ভাইয়ের কপালে দিলাম ফোঁটা, যমের দুয়ারে পড়ল কাঁটা। যমুনা দেয় যমকে ফোঁটা, আমি দিই আমার ভাইকে ফোঁটা॥ যমুনার হাতে ফোঁটা খেয়ে যম হল অমর। আমার হাতে ফোঁটা খেয়ে আমার ভাই হোক অমর॥
The loose translation would be:
“I put an auspicious dot on my brother’s forehead to make my brother immortal
Yamuna puts an auspicious dot on Yama’s forehead and I put on my brother’s
Yama became immortal after getting the dot from Yamuna
My brother will be immortal after getting the dot from me”
Probably it doesn’t make any sense to you if you do not already know about the occasion. Bhai phota (Bhai=brother, phota= dot) is celebrated on the second day of Diwali which is why it’s also called Bhratri dwitiya or Bhai dooj too (Bhatri=brother, dwitiya/dooj=second). As you may have guessed from the name, it’s the festival of brothers and sisters. No, you don’t have to have your own brother to celebrate it. In India or at least in my community, it was for all the cousins and even the brothers from our neighborhood. That’s the beauty of our culture and I truly appreciate it.
The mythical story says that Yama (the God of Death) came down to earth to meet his twin sister Yamuna on this particular day and she made food and fed Yama to his satisfaction. She also put an auspicious mark/dot on her brother’s forehead and prayed for his well being. So, Yama in return said that whoever gets a mark/phota on this day from his sister will be immortal and will never experience hell. Since then it’s been a tradition among most of the Hindus to celebrate this particular day to wish immortality to their brothers by putting an auspicious dot on their brothers’ forehead.
For a long time my mother and I went to my mamabaari (maternal uncle’s place) to celebrate bhaiphota. We used to go the day before to prepare for the occasion ahead of time.

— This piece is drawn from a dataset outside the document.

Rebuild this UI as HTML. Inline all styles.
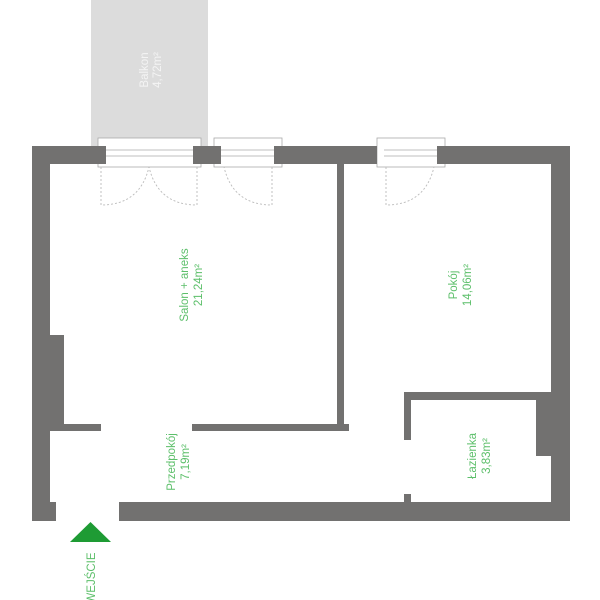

We woke up early on the day, took a bath, wore fresh clothes and prepared plates of sweet and savory things for our brothers. We were not allowed to eat until we were done with the ceremony. We put a mark on each brother’s forehead with chandanbata (sandal wood paste), kajol (kohl paste) and doi (yogurt). After that we fed them sweets and put a little bit of durba (young grass shoots) and dhan (rice) on their head to bless them (this only if we were elder than our brothers). The house used to be filled with people and it was a true celebration. My Maa did the same thing with my Mamas (Maa’s brothers). We had scrumptious meals after the ceremony and got gifts from our brothers as well.
I have been missing bhaiphota for the last six years and I still hope that I could be there at least once in the future. I miss my brother a lot and especially on bhaiphota, I miss him even more. As sweets or sondesh (Bengali cottage cheese sweets) were a big part of the celebration, here is a recipe for this uniquely Bengali delicacy I made to share with you. I won’t claim it’s an authentic recipe, because it’s not. I totally made up the recipe based on all the sondesh I have eaten over the years and added lovely pistachio nuts to give it a delicate green color.

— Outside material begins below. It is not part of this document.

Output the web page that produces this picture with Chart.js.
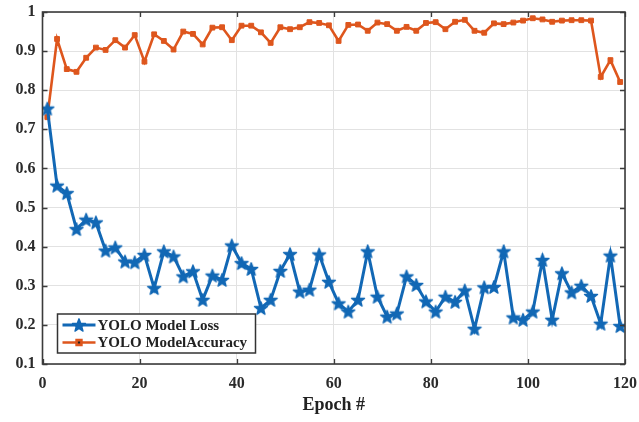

Pesta sondesh/Pistachio and cottage cheese balls
Whole milk: 6 cups
Pistachios: ½ cup and few more to garnish
Vinegar: 1 tbsp, diluted with 3 tbsp of water
Sugar: 1 cup
Cardamom: Seeds from 2 pods
- Soak the pistachios in water.
- De-shell them and grind them to a coarse paste.
- Coarsely grind the cardamom seeds.
- Bring up the milk to a full boil.
- Add the vinegar slowly and stir well You might not have to add the whole amount of vinegar)
- Turn off the heat and wait for the whey to separate completely.
- Drain the whey on a cheese cloth or any fine cotton cloth and run cold water on the cottage cheese/chhana to get rid of the sour vinegar taste/smell.
- Tie the cloth and hang it for 20-30 mns.
- Squeeze the remaining water and knead the chhana to a smooth paste.
- Transfer the chhana to a clean wok. (You can see how to make chhana here)
- Add the ground pistachio and add the sugar and cardamom powder as well.
- Cook the chhana and the pistachio paste for several minutes on low heat until you get rid of the raw chhana taste.
- The chhana will come together and start leaving the wok.
- Turn off the heat and wait for 1-2 mns.
- Knead the dough well with hand and then form balls from them.
Do not wait for a long time; the sandesh will develop cracks if the dough has been sitting for a long time. Cover the dough with a lid while you are making the balls.
You can add more or less sugar. I go low on sugar and that’s how I like it. You can add green food coloring if you want to. I didn’t and liked the natural light green tinge. I have seen people adding food coloring in the sweets to make them look brighter….so it’s your call.